Today the world celebrates a strange birthday of sorts. On July 28th of last year, the UN General Assembly passed a resolution recognizing a human right to water and sanitation (64/292), outlining a vague basis for the right in international law, and encouraging states and organizations to coordinate their efforts toward its recognition and protection.

Today, as the international community marks the anniversary with a plenary session of the General Assembly, we in the United States are faced with water-related disappointment on both sides of the political spectrum.

Disenchantment in the mass media and blogosphere does not stem from the fact that little has been done (statistically speaking) to lessen the water crisis worldwide. Perhaps it should, since 4500 children still die every day from thirst and water-borne illness.

No, this discontent comes from the process of UN rights recognition and protection itself.

For liberal commentators, implementation of the “new” right to water by that paragon of international virtue – the United Nations – has been neither sufficiently quick nor effective. Conservatives, for their part, bemoan the “creation” of new rights by a body only minimally accountable to real people.

And conservatives have reason to complain. Over the past half-century we’ve seen the United Nations – an organization intended for little more than the avoidance international conflict – become a champion for the strangest sort of entitlements.

The cause of human rights was initially a unifying project, drawing the international community (such as it was) into a dialogue that would universalize legal protection for inherent human dignity. It was a process based firmly in an acknowledgement that the laws of man should conform to a certain transcendent moral order – a true conservative ideal. Human rights were to be no more than posited legal protections for those natural rights we are afforded by our divine creation… a distillation of transcendent Truth into legal formulae that could be more easily enforced across the myriad of socio-political structures created for the preservation of justice.

But the human rights project paved the way for its own decline. Member States expanded the scope of UN activities vis-à-vis rights, first by creating legal mechanisms and quasi-judicial bodies for their protection. Development initiatives to promote rights-access came next, followed by coordinated military responses to rights-atrocities in the name of “peacekeeping.” Each of these projects has had its own moments of utility and failure.

Just as human rights had become an excuse for an expansion of the organization’s mandate, they also became an excuse for a process by which any entitlement considered “desirable” by a large number of Member States might be elevated to the status of a right.

“Reproductive rights” were championed by enlightened Western powers, and most recently the UNGA considered a resolution proposing “human rights” for Mother Earth… the ultimate anthropomorphic bastardization of what was once a sacred construct based in an acknowledgement of human dignity.

Though they remain effective tools for political and legal protection in some places, the soul of human rights have been forgotten, and the role of the United Nations in affirming and safeguarding human rights has become a key point of disapproval among reasonable people worldwide.

Things, however, need not be so droll. Conservatives should see today’s anniversary of the right to water not as an occasion for complaint, but rather as the perfect opportunity to re-center the debate.
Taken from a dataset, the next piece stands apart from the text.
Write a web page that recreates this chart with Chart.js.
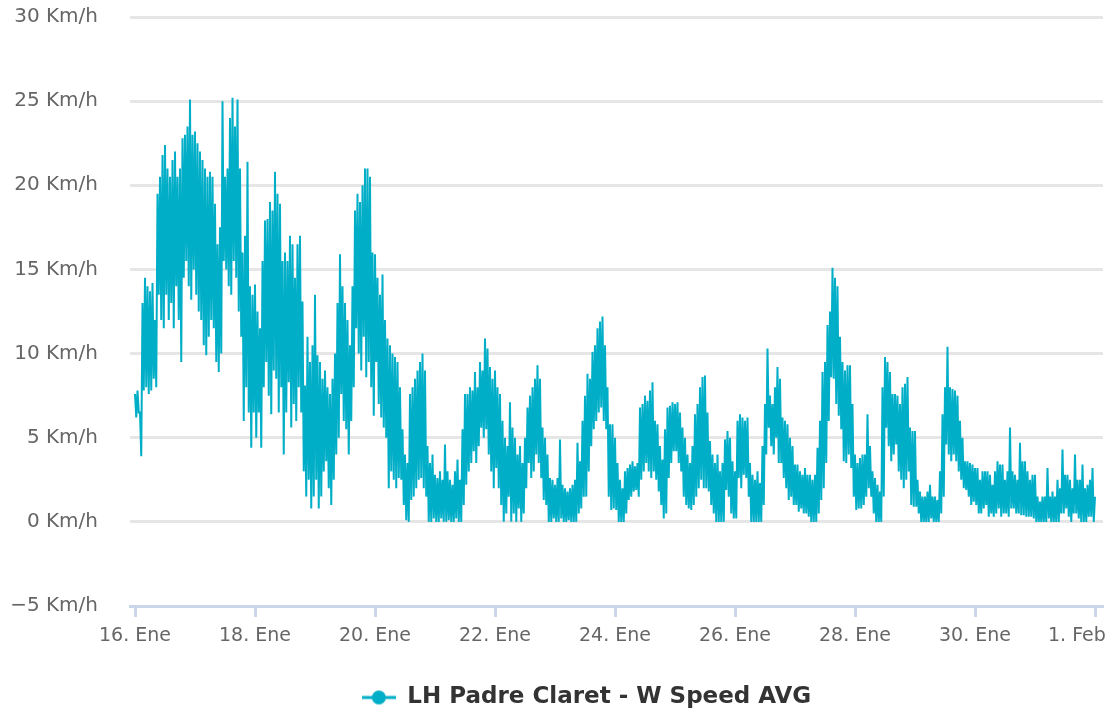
<!DOCTYPE html>
<html><head><meta charset="utf-8">
<script src="https://cdn.jsdelivr.net/npm/chart.js@4/dist/chart.umd.min.js"></script>
<style>html,body{margin:0;padding:0;background:#fff}#wrap{width:1111px;height:713px;position:relative}</style>
</head><body><div id="wrap"><canvas id="c" width="1111" height="713"></canvas></div>
<script>
const seriesName = "LH Padre Claret - W Speed AVG";
const tickLabels = ["16. Ene","18. Ene","20. Ene","22. Ene","24. Ene","26. Ene","28. Ene","30. Ene","1. Feb"];
const tickDays = [0,2,4,6,8,10,12,14,16];
const yTicks = [-5,0,5,10,15,20,25,30];
const stepHours = 1; // hourly readings from 16. Ene 00:00
// highest reading within each hour (Km/h)
const speedMax = [
 7.6,7.8,6.5,13.0,14.5,14.0,13.7,14.2,12.0,19.5,20.5,21.8,
 22.4,21.0,20.5,21.5,22.0,20.5,21.0,22.8,23.0,23.5,25.1,23.0,
 23.2,22.5,22.0,21.5,21.0,20.5,20.8,20.5,18.9,16.5,17.5,25.0,
 20.5,21.0,24.0,25.2,23.5,25.1,21.0,16.0,17.0,21.4,14.0,13.5,
 14.1,12.5,11.5,15.5,17.9,18.0,19.0,18.5,20.8,19.5,18.9,15.5,
 16.0,15.5,17.0,16.5,14.5,16.5,17.0,13.1,8.1,11.0,9.5,10.5,
 13.5,9.9,9.5,8.5,9.0,8.0,7.6,8.5,10.0,13.0,15.9,14.0,
 13.0,12.0,10.5,14.0,18.5,19.5,19.0,20.0,21.0,21.0,20.5,16.0,
 15.9,14.5,13.5,14.7,12.0,10.9,10.5,10.0,9.8,9.5,8.0,5.5,
 4.0,3.5,7.6,8.0,8.5,9.0,9.5,10.0,9.0,4.5,3.5,4.0,
 2.8,2.6,3.0,2.5,4.6,3.0,2.5,2.2,3.0,3.7,2.5,5.5,
 7.6,7.6,8.0,7.8,8.9,8.0,9.5,9.0,10.9,10.3,9.2,8.5,
 9.0,8.0,7.6,6.0,5.0,4.5,7.1,5.6,5.0,4.0,4.5,3.5,
 5.0,6.8,7.5,8.0,8.5,9.3,8.5,5.6,5.0,4.0,2.6,2.5,
 2.2,2.6,4.9,2.2,2.0,1.8,2.0,2.2,2.5,4.7,3.6,6.0,
 7.5,8.8,8.5,10.1,10.5,11.5,11.9,12.2,10.5,8.0,5.8,5.8,
 5.0,3.5,2.5,2.0,3.0,3.2,3.4,3.6,3.3,3.5,6.8,7.0,
 7.5,7.2,7.8,8.3,6.0,5.8,4.5,3.7,5.5,6.8,6.9,7.1,
 7.0,7.1,6.5,5.6,5.0,4.0,3.5,4.5,6.4,7.0,8.0,8.6,
 8.7,6.5,4.8,4.0,3.5,4.0,3.0,3.5,4.9,5.4,5.0,3.6,
 3.0,6.0,6.4,6.2,6.0,6.2,3.5,2.8,2.5,3.0,2.3,4.5,
 7.0,10.3,7.5,7.0,8.0,9.2,8.5,6.2,6.0,5.8,5.0,4.5,
 3.4,3.4,3.0,2.8,3.2,2.8,2.8,2.5,2.8,4.4,6.0,8.9,
 9.5,11.7,12.5,15.1,14.5,14.0,11.0,9.5,9.0,9.3,9.3,7.0,
 4.0,3.5,3.8,4.0,4.0,6.4,4.5,3.0,2.6,2.2,1.8,8.0,
 9.8,9.5,8.9,7.6,7.6,7.5,7.0,8.0,8.2,8.6,5.6,5.4,
 5.4,2.5,1.8,1.5,1.5,1.8,2.2,1.5,1.5,1.3,3.0,6.4,
 8.0,10.4,8.0,7.9,7.8,7.5,6.0,5.0,3.6,3.6,3.5,3.4,
 3.2,3.2,2.5,3.0,3.0,3.0,2.8,2.2,3.0,3.6,3.4,3.4,
 2.5,3.0,5.6,3.0,2.8,2.5,4.7,3.6,3.6,3.0,2.5,2.8,
 2.8,1.5,1.2,1.5,1.5,3.2,1.5,1.8,1.5,2.5,2.0,4.3,
 2.8,2.8,2.5,2.0,4.0,2.5,2.5,3.4,2.0,2.2,2.5,3.2,1.5
];
// lowest reading within each hour (Km/h)
const speedMin = [
 6.2,6.5,3.9,7.8,8.0,7.6,7.8,8.5,8.0,13.5,12.0,11.5,
 13.5,12.0,13.0,11.5,14.0,12.0,9.5,14.5,15.5,14.0,13.2,15.0,
 13.5,12.5,12.0,10.5,9.9,11.0,12.0,11.5,9.5,8.9,10.0,15.5,
 15.0,14.0,13.5,15.5,14.5,12.5,11.0,6.0,8.0,6.5,4.4,6.5,
 5.0,6.5,4.4,8.0,9.5,7.5,6.4,9.0,8.5,6.5,8.0,4.0,
 6.5,8.3,5.6,7.0,6.0,8.0,6.5,3.0,1.5,2.5,0.8,1.5,
 2.5,0.8,1.5,3.0,3.6,2.0,1.0,2.5,4.0,5.0,7.6,6.0,
 5.5,4.0,6.0,8.0,11.5,10.0,9.0,11.0,8.6,9.5,8.0,6.3,
 9.5,7.0,6.2,5.6,5.0,2.0,3.0,2.5,2.0,2.6,2.5,1.0,
 0.1,0.0,1.3,1.5,2.0,2.5,2.6,2.0,1.5,0.0,0.0,0.2,
 0.0,0.0,0.2,0.0,0.0,0.1,0.0,0.0,0.2,0.0,0.0,1.0,
 2.2,3.0,3.5,4.2,3.5,4.5,5.6,5.0,5.5,4.0,3.0,2.0,
 3.2,2.0,1.0,0.0,0.5,1.5,0.0,0.5,0.0,0.8,0.0,0.5,
 2.0,3.5,2.6,3.0,4.0,3.5,2.6,1.3,1.0,0.0,0.0,0.2,
 0.0,0.0,0.2,0.0,0.0,0.1,0.0,0.0,0.0,0.5,0.8,1.5,
 1.5,3.0,4.5,5.5,6.0,6.5,6.8,6.0,5.5,1.5,0.7,0.8,
 0.7,0.0,0.0,0.0,0.5,1.3,1.5,1.8,1.9,1.5,2.5,3.0,
 3.5,3.0,2.6,3.0,2.5,1.8,1.0,0.2,0.5,2.6,3.5,4.2,
 4.2,3.5,3.0,1.5,1.0,0.8,0.7,1.0,1.5,2.0,2.5,2.0,
 2.0,1.8,1.0,0.5,0.0,0.0,0.0,0.0,1.9,1.5,0.5,0.2,
 0.2,2.6,2.0,2.8,2.6,1.5,0.0,0.0,0.0,0.0,0.0,1.0,
 4.0,5.6,4.5,4.0,5.0,3.5,3.5,2.6,2.0,1.3,1.5,1.0,
 1.0,0.6,0.8,0.5,0.5,0.3,0.0,0.0,0.0,0.5,1.3,2.0,
 3.5,6.0,8.6,8.5,7.0,6.3,5.5,3.6,3.5,4.0,3.2,1.5,
 0.7,0.8,0.8,1.0,1.5,2.0,1.5,0.5,0.0,0.0,0.0,1.5,
 5.6,4.5,3.6,4.0,4.6,3.0,2.5,2.0,2.5,3.0,1.0,0.9,
 0.9,0.5,0.0,0.0,0.0,0.0,0.2,0.0,0.0,0.0,0.5,1.5,
 4.6,4.0,3.6,4.0,3.6,3.0,2.5,2.0,1.9,1.5,1.0,1.2,
 1.0,0.5,0.5,0.8,1.0,0.3,0.5,0.3,0.5,0.8,0.3,0.5,
 0.5,0.3,0.8,0.8,0.5,0.5,0.4,0.4,0.3,0.3,0.3,0.2,
 0.0,0.0,0.0,0.0,0.0,0.2,0.0,0.0,0.0,0.0,0.5,0.5,
 0.8,0.3,0.0,0.5,0.5,0.2,0.0,0.0,0.0,0.3,0.3,0.0,0.5
];

const lineColor = '#00aec7';
// each hour: its maximum at the start of the hour, its minimum half an hour later
const points = [];
speedMax.forEach((v, i) => {
  const t = i * stepHours / 24;
  points.push({x: t, y: v});
  if (i < speedMax.length - 1) points.push({x: t + stepHours / 48, y: speedMin[i]});
});

// legend symbol: line with a circle
const sym = document.createElement('canvas');
sym.width = 34; sym.height = 16;
(function(){
  const g = sym.getContext('2d');
  g.strokeStyle = lineColor; g.lineWidth = 3;
  g.beginPath(); g.moveTo(0, 8); g.lineTo(34, 8); g.stroke();
  g.fillStyle = lineColor;
  g.beginPath(); g.arc(17, 8, 7, 0, Math.PI * 2); g.fill();
})();

const legendShift = {
  id: 'legendShift',
  afterLayout(chart) {
    const lg = chart.legend;
    const o = chart.options.plugins.legendShift;
    lg.left += o.dx; lg.right += o.dx; lg.top += o.dy; lg.bottom += o.dy;
  }
};

new Chart(document.getElementById('c'), {
  type: 'line',
  data: {
    datasets: [{
      label: seriesName,
      data: points,
      borderColor: lineColor,
      backgroundColor: lineColor,
      borderWidth: 2,
      pointRadius: 0,
      tension: 0,
      fill: false
    }]
  },
  options: {
    responsive: false,
    animation: false,
    layout: { padding: { left: 0, right: 8, top: 17, bottom: 0 } },
    plugins: {
      legendShift: { dx: 35, dy: 6 },
      tooltip: { enabled: false },
      legend: {
        position: 'bottom',
        labels: {
          usePointStyle: true,
          pointStyleWidth: 34,
          boxHeight: 16,
          padding: 10,
          color: '#333333',
          font: { family: 'DejaVu Sans', size: 23, weight: 'bold' },
          generateLabels(chart) {
            return chart.data.datasets.map((ds, i) => ({
              text: ds.label, pointStyle: sym, fillStyle: lineColor,
              strokeStyle: lineColor, lineWidth: 0, datasetIndex: i, hidden: false,
              fontColor: '#333333'
            }));
          }
        }
      }
    },
    scales: {
      x: {
        type: 'linear',
        min: -5 / 60,
        max: 16 + 8 / 60,
        afterBuildTicks(scale) { scale.ticks = tickDays.map(v => ({value: v})); },
        afterFit(scale) { scale.paddingLeft = 0; scale.paddingRight = 0; scale.height = 64; },
        ticks: {
          padding: 8,
          maxRotation: 0,
          autoSkip: false,
          color: '#666666',
          font: { family: 'DejaVu Sans', size: 19 },
          callback(v) {
            const i = tickDays.indexOf(v);
            if (i < 0) return '';
            return i === tickDays.length - 1 ? tickLabels[i] + '      ' : tickLabels[i];
          }
        },
        grid: { drawOnChartArea: false, drawTicks: true, tickLength: 11, tickWidth: 3, tickColor: '#ccd6eb' },
        border: { display: true, color: '#ccd6eb', width: 3 }
      },
      y: {
        min: -5, max: 30,
        afterBuildTicks(scale) { scale.ticks = yTicks.map(v => ({value: v})); },
        afterFit(scale) { scale.width = 130; scale.paddingTop = 0; scale.paddingBottom = 0; },
        ticks: {
          padding: 32,
          color: '#666666',
          font: { family: 'DejaVu Sans', size: 20 },
          callback(v) { return (v < 0 ? '\u2212' + Math.abs(v) : v) + ' Km/h'; }
        },
        grid: { color: '#e6e6e6', lineWidth: 3, drawTicks: false },
        border: { display: false }
      }
    }
  },
  plugins: [legendShift]
});
</script>
</body></html>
The difference between recognizing a right to water and recognizing the “right” to kill an unborn child is simple: one is read and one is written. Abortion has been “written” as a right by some countries, to be enforced upon others. The human right to water is read from its fundamentality to the human experience. If man truly enjoys a right to live a life in dignity, he must consequently have a right to the clean water necessary to do so.

By promoting a right to water we show “written” rights for what they truly are, neo-colonial distortions of the natural law. More importantly, by reinforcing basic rights like the right to life-giving water, we can reassert those conservative principles that underpin a just society.

The right to water encourages subsidiarity by mandating participation and access to information at the local and community levels. It pushes the international community toward a more humane political economy – one that preserves the free market while acknowledging our responsibility to ensure the poorest and most marginalized basic access to the social goods we hold in common. Most importantly, the right to water (like all true human rights) reinforces the Truth of inherent human dignity – no small feat in today’s world.

The point is this: human rights are the most effective tools we have to strengthen a just society across disparate cultures. For human rights, when appropriately understood and responsibly applied, can legally order the protection of human dignity… a difficult task for an international community that suffers more and more from a Babel complex.

We as conservatives can harness the power of human rights for good, reminding the international community through our support for the right to water that true rights are not born of a UN resolution. They pre-exist the UN as natural entitlements and will outlive her, as their truth is more basic then her utility. In the same way, those “human rights” created by UN resolutions without corresponding to the natural law will fail the test of justice and become “laws in name only.” As Augustine would attest, an unjust law is no law at all.